心療内科精神科医院クリニックの診察室の防音遮音対策設計工事
診察室・処置室の防音遮音の課題
メンタルクリニック医院を新たに開院する医師先生からご相談をいただきました。
それまで診療を行なっていた精神科診療所で、患者さんを診療する診察室と処置室の防音遮音性能に課題を持っておられて、さらに防音遮音性能を向上させようとしていました。
医師先生は下記の関連解説記事を読まれて、防音遮音性能のある診察室・処置室の実現に納得をされてご相談をいただいたそうです。
医師先生の課題は
- 診察室で常に雑音が聞こえる
- 患者さんとの話し声が外に漏れてしまっている
というものでした。
防音遮音の内装工事と間取りプラン
医院の内装工事で防音遮音性能を有する個室を実現するには、
- 個室を間仕切る壁の防音遮音性能の向上
- 間取りプランの工夫による防音効果の向上
を実現することにあります。
壁の防音の仕組み
個室を間仕切る壁の防音遮音性能を向上させる方法は、壁を作るために並べ立てる棒状の下地柱材を、通常1列に並べるところを2列に並べて、その両側に壁を作るための板を貼る方法です。
通常 組み立てられる間仕切り壁は、薄板鉄板を曲げて作った棒状の柱を30センチもしくは45センチ間隔で1列に並べて、この角棒の両側から板をビス止めして壁が組み立てられます。この仕組みの壁では、片方の部屋で発せられた音(振動)は壁の片側の板に伝わり、壁は振動して、その振動は角棒に伝わり、反対側の板に伝わり、板に伝わった振動は音となって、隣りの部屋に伝わります。
そこで、角棒を2列にして、2列をずらして配置します(千鳥配置と呼びます)。板は片方1列目に出っ張っている角棒のみに接してビスで止められて、反対側も同様に板が片方の角棒に止められて壁を形成します。(角棒の間にはグラスウール吸音材が充填されます。
片方の部屋で発せられた音(振動)は壁の片側の板に伝わり、壁は振動してその振動は角棒に伝わります。ただし、この角棒はその他の材料に触れていないので振動はそこまでで折り返すことになります。もしくはグラスウール吸音材で振動は吸収されて止みます。すなわち隣側の角棒は振動せず、板も振動しません。このような仕組みで、隣の部屋の音や振動を、こちらに伝えなくするようにしています。さらに厳重を期すために板材は2重に貼って重くして、振動を減衰させるようにしています。
防音の間取りプランの工夫
個室を間仕切る壁の防音遮音の性能を向上させると同時に、診察室や処置室の配置すなわち間取りプランを工夫することで、診察室処置室の防音遮音性能の向上を目指しました。

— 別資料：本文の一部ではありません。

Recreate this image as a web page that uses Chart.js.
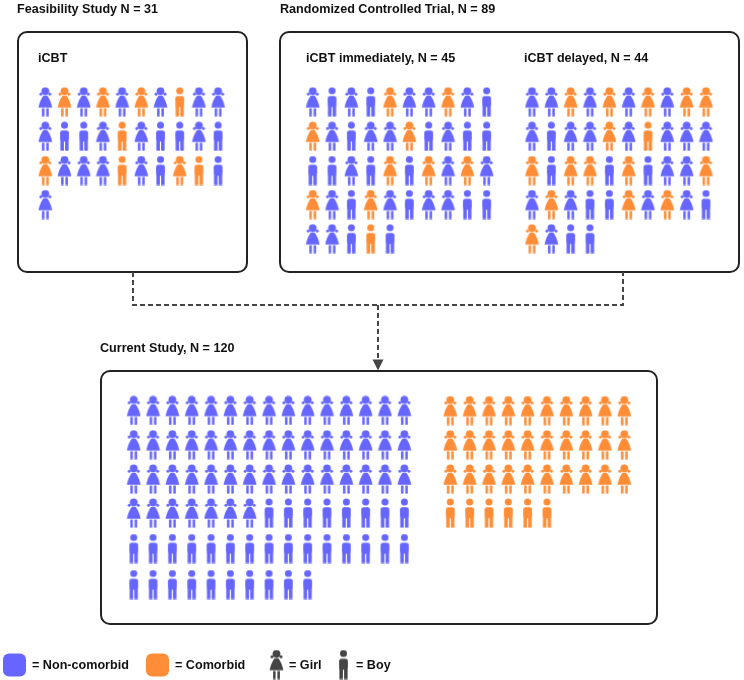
<!DOCTYPE html>
<html>
<head>
<meta charset="utf-8">
<title>Study flow pictogram</title>
<script src="https://cdn.jsdelivr.net/npm/chart.js@4/dist/chart.umd.min.js"></script>
<style>
  html, body { margin: 0; padding: 0; background: #fff; }
  canvas { display: block; }
</style>
</head>
<body>
<canvas id="myChart" width="744" height="680"></canvas>
<script>
// g = girl, b = boy, lower case non-comorbid, upper case comorbid
const feasibility = [
    'g','G','g','G','g','G','g','B','g','g',
    'g','b','b','g','B','g','b','b','g','b',
    'G','g','g','g','B','g','b','G','B','b',
    'g'
];
const immediately = [
    'g','b','g','b','G','g','g','G','g','b',
    'G','g','b','g','g','G','b','g','b','b',
    'b','b','g','b','G','b','G','g','G','g',
    'G','g','b','G','g','b','g','g','b','b',
    'g','g','b','B','b'
];
const delayed = [
    'g','g','G','g','G','g','G','g','G','G',
    'g','b','g','g','G','g','B','g','g','g',
    'G','b','G','G','b','G','b','g','g','G',
    'g','G','g','b','b','G','g','G','g','b',
    'G','g','b','b'
];
const currentGirls = 52;
const currentBoys = 33;
const comorbidGirls = 30;
const comorbidBoys = 6;

const current = [...Array(currentGirls).fill('g'), ...Array(currentBoys).fill('b')];
const comorbid = [...Array(comorbidGirls).fill('G'), ...Array(comorbidBoys).fill('B')];

const BLUE = '#6666ff';
const ORANGE = '#ff8c36';
const GREY = '#454545';
const INK = '#111111';

const smallRows = [101.8, 136.2, 170.5, 204.5, 238.7];
const currentRows = [410.4, 444.7, 479, 513, 548.5, 584.5];
const comorbidRows = [410.6, 444.8, 479, 513];

const blocks = [
    { people: feasibility, left: 45.3, rows: smallRows, perRow: 10, step: 19.2 },
    { people: immediately, left: 312.7, rows: smallRows, perRow: 10, step: 19.33 },
    { people: delayed, left: 532, rows: smallRows, perRow: 10, step: 19.33 },
    { people: current, left: 133.7, rows: currentRows, perRow: 15, step: 19.33 },
    { people: comorbid, left: 450.3, rows: comorbidRows, perRow: 10, step: 19.33 }
];

const panels = [
    { x: 18, y: 32, w: 229, h: 240 },
    { x: 280, y: 32, w: 459, h: 240 },
    { x: 101, y: 371, w: 556, h: 253 }
];

const labels = [
    { text: 'Feasibility Study N = 31', x: 17, y: 9.5 },
    { text: 'Randomized Controlled Trial, N = 89', x: 280, y: 9.5 },
    { text: 'iCBT', x: 38, y: 58.5 },
    { text: 'iCBT immediately, N = 45', x: 306, y: 58.5 },
    { text: 'iCBT delayed, N = 44', x: 524, y: 58.5 },
    { text: 'Current Study, N = 120', x: 100, y: 348.5 },
    { text: '= Non-comorbid', x: 32, y: 666 },
    { text: '= Comorbid', x: 175, y: 666 },
    { text: '= Girl', x: 289, y: 666 },
    { text: '= Boy', x: 356, y: 666 }
];

const swatches = [
    { x: 3, y: 653.5, color: BLUE },
    { x: 146, y: 653.5, color: ORANGE }
];

function girlIcon(color) {
    const c = document.createElement('canvas');
    c.width = 15;
    c.height = 30;
    const g = c.getContext('2d');
    g.fillStyle = color;
    g.beginPath(); g.arc(7.5, 4.3, 3.9, 0, Math.PI * 2); g.fill();
    g.beginPath(); g.arc(3, 7.2, 1.5, 0, Math.PI * 2); g.fill();
    g.beginPath(); g.arc(12, 7.2, 1.5, 0, Math.PI * 2); g.fill();
    g.beginPath();
    g.moveTo(5.6, 8.8);
    g.lineTo(9.4, 8.8);
    g.quadraticCurveTo(12.8, 13.2, 14.4, 20.7);
    g.lineTo(0.6, 20.7);
    g.quadraticCurveTo(2.2, 13.2, 5.6, 8.8);
    g.fill();
    g.fillRect(4.1, 21.5, 2.5, 8.1);
    g.fillRect(8.4, 21.5, 2.5, 8.1);
    return c;
}

function boyIcon(color) {
    const c = document.createElement('canvas');
    c.width = 15;
    c.height = 30;
    const g = c.getContext('2d');
    g.fillStyle = color;
    g.beginPath(); g.arc(7.5, 3.9, 3.5, 0, Math.PI * 2); g.fill();
    g.beginPath();
    g.roundRect(3.1, 9.2, 8.8, 11, 2.4);
    g.fill();
    g.fillRect(3.4, 18.5, 3.5, 11.1);
    g.fillRect(8.1, 18.5, 3.5, 11.1);
    return c;
}

const icons = {
    g: girlIcon(BLUE),
    b: boyIcon(BLUE),
    G: girlIcon(ORANGE),
    B: boyIcon(ORANGE)
};

function pointsFor(code) {
    const pts = [];
    for (let block of blocks) {
        block.people.forEach(function (person, i) {
            if (person !== code) return;
            const col = i % block.perRow;
            const row = Math.floor(i / block.perRow);
            pts.push({ x: block.left + col * block.step, y: block.rows[row] });
        });
    }
    return pts;
}

function peopleDataset(code) {
    return {
        label: code,
        data: pointsFor(code),
        pointStyle: icons[code],
        pointRadius: 8,
        showLine: false
    };
}

function connector(points) {
    return {
        data: points,
        showLine: true,
        pointRadius: 0,
        borderColor: GREY,
        borderWidth: 2,
        borderDash: [5, 3],
        tension: 0,
        fill: false
    };
}

const framePlugin = {
    id: 'frames',
    beforeDatasetsDraw(chart) {
        const ctx = chart.ctx;
        const sx = chart.scales.x, sy = chart.scales.y;
        ctx.save();
        ctx.strokeStyle = '#222222';
        ctx.lineWidth = 2;
        for (let p of panels) {
            ctx.beginPath();
            ctx.roundRect(sx.getPixelForValue(p.x), sy.getPixelForValue(p.y), p.w, p.h, 9);
            ctx.stroke();
        }
        for (let s of swatches) {
            ctx.fillStyle = s.color;
            ctx.beginPath();
            ctx.roundRect(sx.getPixelForValue(s.x), sy.getPixelForValue(s.y), 23, 23, 6);
            ctx.fill();
        }
        ctx.restore();
    },
    afterDatasetsDraw(chart) {
        const ctx = chart.ctx;
        const sx = chart.scales.x, sy = chart.scales.y;
        ctx.save();
        // arrow head on the way into the current study box
        ctx.fillStyle = GREY;
        ctx.beginPath();
        ctx.moveTo(sx.getPixelForValue(372.5), sy.getPixelForValue(359.5));
        ctx.lineTo(sx.getPixelForValue(383.5), sy.getPixelForValue(359.5));
        ctx.lineTo(sx.getPixelForValue(378), sy.getPixelForValue(370.5));
        ctx.fill();
        ctx.fillStyle = INK;
        ctx.font = 'bold 12.6px "Liberation Sans", Arial, sans-serif';
        ctx.textBaseline = 'middle';
        for (let l of labels) {
            ctx.fillText(l.text, sx.getPixelForValue(l.x), sy.getPixelForValue(l.y));
        }
        ctx.restore();
    }
};

const ctx = document.getElementById('myChart').getContext('2d');
const myChart = new Chart(ctx, {
    type: 'scatter',
    data: {
        datasets: [
            connector([{ x: 133, y: 272 }, { x: 133, y: 305 }, { x: 623, y: 305 }, { x: 623, y: 272 }]),
            connector([{ x: 378, y: 305 }, { x: 378, y: 360 }]),
            peopleDataset('g'),
            peopleDataset('b'),
            peopleDataset('G'),
            peopleDataset('B'),
            {
                label: 'legend girl',
                data: [{ x: 276.5, y: 664.5 }],
                pointStyle: girlIcon(GREY),
                pointRadius: 8
            },
            {
                label: 'legend boy',
                data: [{ x: 343.5, y: 664.5 }],
                pointStyle: boyIcon(GREY),
                pointRadius: 8
            }
        ]
    },
    options: {
        responsive: false,
        animation: false,
        devicePixelRatio: 1,
        layout: { padding: 0, autoPadding: false },
        clip: false,
        scales: {
            x: { type: 'linear', min: 0, max: 744, display: false },
            y: { type: 'linear', min: 0, max: 680, reverse: true, display: false }
        },
        plugins: {
            legend: { display: false },
            title: { display: false },
            tooltip: { enabled: false }
        }
    },
    plugins: [framePlugin]
});
</script>
</body>
</html>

それは、待合室から診察室および処置室に入室するにあたり、敢えて通路を設けて、さらに通路を曲げて診察室および処置室に入室できるようにしました。
これは、待合室⇄診察室・処置室の間に
- 防音壁を2箇所設けられる
- 診察室・処置室が待合室に直接面しない
ということになり、内装工事の材料で、防音遮音の効果を高めることができました。